Audio coding systems are known from the state of the art. They are used in particular for transmitting or storing audio signals.
FIG. 1 shows the basic structure of an audio coding system, which is employed for transmission of audio signals. The audio coding system comprises an encoder 10 at a transmitting side and a decoder 11 at a receiving side. An audio signal that is to be transmitted is provided to the encoder 10. The encoder is responsible for adapting the incoming audio data rate to a bitrate level at which the bandwidth conditions in the transmission channel are not violated. Ideally, the encoder 10 discards only irrelevant information from the audio signal in this encoding process. The encoded audio signal is then transmitted by the transmitting side of the audio coding system and received at the receiving side of the audio coding system. The decoder 11 at the receiving side reverses the encoding process to obtain a decoded audio signal with little or no audible degradation.
Alternatively, the audio coding system of FIG. 1 could be employed for archiving audio data. In that case, the encoded audio data provided by the encoder 10 is stored in some storage unit, and the decoder 11 decodes audio data retrieved from this storage unit. In this alternative, it is the target that the encoder achieves a bitrate which is as low as possible, in order to save storage space.
The original audio signal which is to be processed can be a mono audio signal or a multichannel audio signal containing at least a first and a second channel signal. An example of a multichannel audio signal is a stereo audio signal, which is composed of a left channel signal and a right channel signal.
Depending on the allowed bitrate, different encoding schemes can be applied to a stereo audio signal. The left and right channel signals can be encoded for instance independently from each other. But typically, a correlation exists between the left and the right channel signals, and the most advanced coding schemes exploit this correlation to achieve a further reduction in the bitrate.
Particularly suited for reducing the bitrate are low bitrate stereo extension methods. In a stereo extension method, the stereo audio signal is encoded as a high bitrate mono signal, which is provided by the encoder together with some side information reserved for a stereo extension. In the decoder, the stereo audio signal is then reconstructed from the high bitrate mono signal in a stereo extension making use of the side information.
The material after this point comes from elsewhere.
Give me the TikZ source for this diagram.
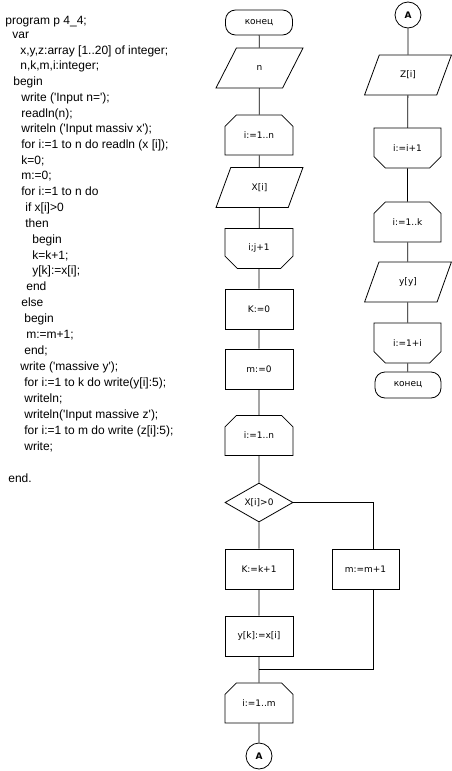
\documentclass[tikz,border=0pt]{standalone}
\usepackage{fontspec}
\setmainfont{DejaVu Sans}
\newfontfamily\codefont{Liberation Sans}
\usepackage{tikz}
\usetikzlibrary{shapes.geometric,shapes.misc,positioning}

\begin{document}
\begin{tikzpicture}[x=1pt,y=-1pt,line width=0.8pt,
  every node/.style={font=\fontsize{9}{11}\selectfont},
  block/.style={draw,rectangle,minimum width=68pt,minimum height=40pt,inner sep=0pt},
  io/.style={draw,trapezium,trapezium left angle=63.4,trapezium right angle=116.6,
    trapezium stretches=true,minimum width=87pt,minimum height=40pt,inner sep=0pt},
  loopbeg/.style={draw,chamfered rectangle,chamfered rectangle corners={north west,north east},
    chamfered rectangle xsep=8pt,chamfered rectangle ysep=8pt,minimum width=68pt,minimum height=40pt,inner sep=0pt},
  loopend/.style={loopbeg,chamfered rectangle corners={south west,south east}},
  term/.style={draw,rectangle,rounded corners=10pt,minimum width=67pt,minimum height=25pt,inner sep=0pt},
  cond/.style={draw,diamond,aspect=1.75,minimum width=68pt,minimum height=39pt,inner sep=0pt},
  conn/.style={draw,circle,minimum size=26pt,inner sep=0pt,font=\fontsize{9}{11}\selectfont\bfseries},
  code/.style={anchor=base west,inner sep=0pt,font=\codefont\fontsize{12}{14}\selectfont}]
  \useasboundingbox (0,0) rectangle (452,771);
  % Program text
  \node[code] (c1) at (5,24) {program p 4\_4;};
  \node[code] (c2) at (12,38) {var};
  \node[code] (c3) at (20,54) {x,y,z:array [1..20] of integer;};
  \node[code] (c4) at (20,69) {n,k,m,i:integer;};
  \node[code] (c5) at (13,85) {begin};
  \node[code] (c6) at (21,101) {write ('Input n=');};
  \node[code] (c7) at (21,117) {readln(n);};
  \node[code] (c8) at (21,132) {writeln ('Input massiv x');};
  \node[code] (c9) at (21,148) {for i:=1 to n do readln (x [i]);};
  \node[code] (c10) at (21,164) {k=0;};
  \node[code] (c11) at (21,179) {m:=0;};
  \node[code] (c12) at (21,195) {for i:=1 to n do};
  \node[code] (c13) at (25,211) {if x[i]>0};
  \node[code] (c14) at (25,227) {then};
  \node[code] (c15) at (32,243) {begin};
  \node[code] (c16) at (32,259) {k=k+1;};
  \node[code] (c17) at (32,274) {y[k]:=x[i];};
  \node[code] (c18) at (26,290) {end};
  \node[code] (c19) at (21,306) {else};
  \node[code] (c20) at (24,322) {begin};
  \node[code] (c21) at (26,338) {m:=m+1;};
  \node[code] (c22) at (24,354) {end;};
  \node[code] (c23) at (20,370) {write ('massive y');};
  \node[code] (c24) at (24,386) {for i:=1 to k do write(y[i]:5);};
  \node[code] (c25) at (24,402) {writeln;};
  \node[code] (c26) at (24,418) {writeln('Input massive z');};
  \node[code] (c27) at (24,434) {for i:=1 to m do write (z[i]:5);};
  \node[code] (c28) at (24,450) {write;};
  \node[code] (c29) at (8,482) {end.};
  % Main column
  \node[term] (end1) at (259,22.5) {конец};
  \node[io] (inn) at (259.5,68) {n};
  \node[loopbeg] (lp1) at (259,135) {i:=1..n};
  \node[io] (inx) at (259.5,187.5) {X[i]};
  \node[loopend] (lp1e) at (259,248.5) {i;j+1};
  \node[block] (k0) at (259,309) {K:=0};
  \node[block] (m0) at (259,369) {m:=0};
  \node[loopbeg] (lp2) at (259,435.5) {i:=1..n};
  \node[cond] (chk) at (259,502.5) {X[i]>0};
  \node[block] (kp1) at (259,569) {K:=k+1};
  \node[block,minimum width=67pt] (mp1) at (365.5,569) {m:=m+1};
  \node[block] (ykx) at (259,636) {y[k]:=x[i]};
  \node[loopbeg] (lp3) at (259,703) {i:=1..m};
  \node[conn] (a1) at (259,756) {A};
  \draw (end1)--(inn)--(lp1)--(inx)--(lp1e)--(k0)--(m0)--(lp2)--(chk)--(kp1)--(ykx);
  \coordinate (rt) at (373,502.5);
  \coordinate (jn) at (259,669);
  \coordinate (jr) at (373,669);
  \draw (chk.east)--(rt)--(rt |- mp1.north);
  \draw (rt |- mp1.south)--(jr)--(jn);
  \draw (ykx)--(jn)--(lp3)--(a1);
  % Second column
  \node[conn] (a2) at (408,15) {A};
  \node[io] (inz) at (408,75) {Z[i]};
  \node[loopend,minimum width=67pt] (lp4e) at (407.5,148) {i:=i+1};
  \node[loopbeg,minimum width=67pt] (lp5) at (407.5,222) {i:=1..k};
  \node[io] (iny) at (408,282) {y[y]};
  \node[loopend,minimum width=67pt] (lp5e) at (407.5,343) {i:=1+i};
  \node[term,minimum width=66pt,minimum height=26pt] (end2) at (408,385) {конец};
  \draw (a2)--(inz)--(lp4e)--(lp5)--(iny)--(lp5e)--(end2);
\end{tikzpicture}
\end{document}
The side information typically takes only a few kbps of the total bitrate.
If a stereo extension scheme aims at operating at low bitrates, an exact replica of the original stereo audio signal cannot be obtained in the decoding process. For the thus required approximation of the original stereo audio signal, an efficient coding model is necessary.
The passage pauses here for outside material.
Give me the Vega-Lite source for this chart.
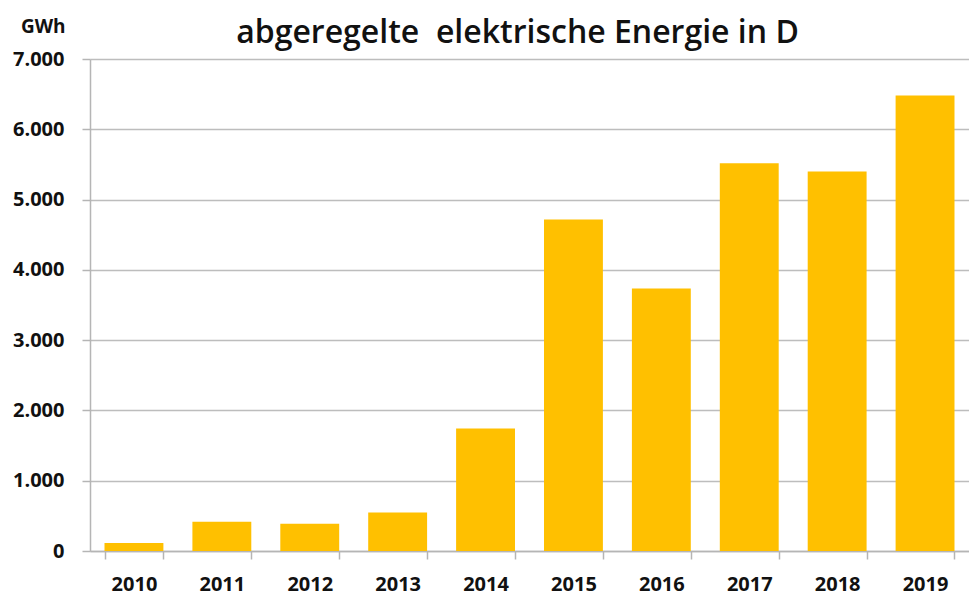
{
  "$schema": "https://vega.github.io/schema/vega-lite/v6.json",
  "autosize": "none",
  "width": 879,
  "height": 492,
  "padding": {"left": 90, "top": 59, "right": 0, "bottom": 45},
  "background": "white",
  "title": {
    "text": "abgeregelte\u00a0 elektrische Energie in D",
    "font": "Open Sans",
    "fontSize": 32,
    "fontWeight": 600,
    "color": "#111111",
    "anchor": "middle",
    "frame": "group",
    "dx": -12,
    "baseline": "alphabetic",
    "offset": -58
  },
  "data": {
    "values": [
      {"Jahr": "2010", "GWh": 115},
      {"Jahr": "2011", "GWh": 417},
      {"Jahr": "2012", "GWh": 388},
      {"Jahr": "2013", "GWh": 549},
      {"Jahr": "2014", "GWh": 1744},
      {"Jahr": "2015", "GWh": 4716},
      {"Jahr": "2016", "GWh": 3734},
      {"Jahr": "2017", "GWh": 5516},
      {"Jahr": "2018", "GWh": 5398},
      {"Jahr": "2019", "GWh": 6481}
    ]
  },
  "mark": {"type": "bar", "color": "#FFC000"},
  "encoding": {
    "x": {
      "field": "Jahr",
      "type": "ordinal",
      "scale": {"paddingInner": 0.33, "paddingOuter": 0.165},
      "axis": {
        "title": null,
        "labelAngle": 0,
        "tickBand": "extent",
        "tickSize": 8,
        "labelPadding": 25,
        "labelBaseline": "middle",
        "labelFontSize": 20,
        "grid": false
      }
    },
    "y": {
      "field": "GWh",
      "type": "quantitative",
      "scale": {"domain": [0, 7000], "nice": false},
      "axis": {
        "values": [0, 1000, 2000, 3000, 4000, 5000, 6000, 7000],
        "labelExpr": "replace(format(datum.value, ','), ',', '.')",
        "tickSize": 8,
        "labelPadding": 18,
        "title": "GWh",
        "titleAngle": 0,
        "titleAlign": "right",
        "titleBaseline": "alphabetic",
        "titleX": -25,
        "titleY": -27,
        "titleFont": "Open Sans",
        "titleFontSize": 19,
        "titleFontWeight": "bold",
        "titleColor": "#111111",
        "grid": true
      }
    }
  },
  "config": {
    "view": {"stroke": null},
    "axis": {
      "labelFont": "Open Sans",
      "labelFontSize": 20,
      "labelFontWeight": "bold",
      "labelColor": "#111111",
      "domainColor": "#b5b5b5",
      "domainWidth": 1.5,
      "tickColor": "#b5b5b5",
      "tickWidth": 1.5,
      "gridColor": "#bdbdbd",
      "gridWidth": 1.5
    }
  }
}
The most commonly used stereo audio coding schemes are Mid Side (MS) stereo and Intensity Stereo (IS).
In MS stereo, the left and right channel signals are transformed into sum and difference signals, as described for example by J. D. Johnston and A. J. Ferreira in “Sum-difference stereo transform coding”, ICASSP-92 Conference Record, 1992, pp. 569-572. For a maximum coding efficiency, this transformation is done in both a frequency and a time dependent manner. MS stereo is especially useful for high quality, high bitrate stereophonic coding.
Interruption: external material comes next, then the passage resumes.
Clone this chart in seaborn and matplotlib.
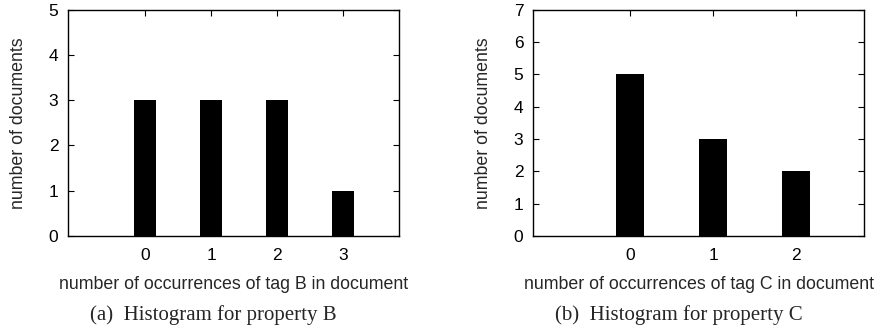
import matplotlib
matplotlib.use("Agg")
import matplotlib.pyplot as plt
import seaborn as sns
import pandas as pd

# data
occ_b = [0, 1, 2, 3]
docs_b = [3, 3, 3, 1]
occ_c = [0, 1, 2]
docs_c = [5, 3, 2]

sns.set_style("ticks")
plt.rcParams['font.family'] = ['Liberation Sans', 'DejaVu Sans']
plt.rcParams['axes.linewidth'] = 1.0

fig = plt.figure(figsize=(8.81, 3.32), dpi=100)
ax1 = fig.add_axes([0.0772, 0.289, 0.3757, 0.682])
ax2 = fig.add_axes([0.605, 0.289, 0.3757, 0.682])

panels = [
    (ax1, occ_b, docs_b, "B", 5, (-1.17, 3.85), 0.242, "(a)  Histogram for property B"),
    (ax2, occ_c, docs_c, "C", 7, (-1.17, 2.82), 0.771, "(b)  Histogram for property C"),
]

for ax, occ, docs, tag, ymax, xlim, cap_x, caption in panels:
    df = pd.DataFrame({"occ": occ, "docs": docs})
    sns.barplot(x="occ", y="docs", data=df, color="black", width=0.34,
                saturation=1, edgecolor="none", ax=ax)
    ax.set_xlim(*xlim)
    ax.set_ylim(0, ymax)
    ax.set_yticks(range(ymax + 1))
    ax.set_xticks(range(len(occ)))
    ax.set_xticklabels([str(v) for v in occ])
    ax.tick_params(direction="in", length=4, width=0.8, top=True, right=True,
                   labelsize=12.5, colors="black")
    ax.tick_params(axis="x", pad=8.5)
    ax.tick_params(axis="y", pad=7)
    for s in ax.spines.values():
        s.set_visible(True)
        s.set_color("black")
    ax.set_xlabel("number of occurrences of tag %s in document" % tag, fontsize=12.8)
    ax.xaxis.set_label_coords(0.5, -0.175)
    ax.set_ylabel("number of documents", fontsize=12.8)
    ax.yaxis.set_label_coords(-0.123, 0.5)
    fig.text(cap_x, 0.051, caption, ha="center", va="center",
             fontsize=15, family=["Liberation Serif", "DejaVu Serif"])

fig.savefig("out.png", dpi=100)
In the attempt to achieve lower bitrates, IS has been used in combination with this MS coding, where IS constitutes a stereo extension scheme. In IS coding, a portion of the spectrum is coded only in mono mode, and the stereo audio signal is reconstructed by providing in addition different scaling factors for the left and right channels, as described for instance in documents U.S. Pat. No. 5,539,829 and U.S. Pat. No. 5,606,618.
Two further, very low bitrate stereo extension schemes have been proposed with Binaural Cue Coding (BCC) and Bandwidth Extension (BWE). In BCC, described by F. Baumgarte and C. Faller in “Why Binaural Cue Coding is Better than Intensity Stereo Coding, AES112th Convention, May 10-13, 2002, Preprint 5575, the whole spectrum is coded with IS. In BWE coding, described in ISO/IEC JTC1/SC29/WG11 (MPEG-4), “Text of ISO/IEC 14496-3:2001/FPDAM 1, Bandwidth Extension”, N5203 (output document from MPEG 62nd meeting), October 2002, a bandwidth extension is used to extend the mono signal to a stereo signal.
Moreover, document U.S. Pat. No. 6,016,473 proposes a low bit-rate spatial coding system for coding a plurality of audio streams representing a soundfield. On the encoder side, the audio streams are divided into a plurality of subband signals, representing a respective frequency subband. Then, a composite signal representing the combination of these subband signals is generated. In addition, a steering control signal is generated, which indicates the principal direction of the soundfield in the subbands, e.g. in the form of weighted vectors. On the decoder side, an audio stream in up to two channels is generated based on the composite signal and the associated steering control signal.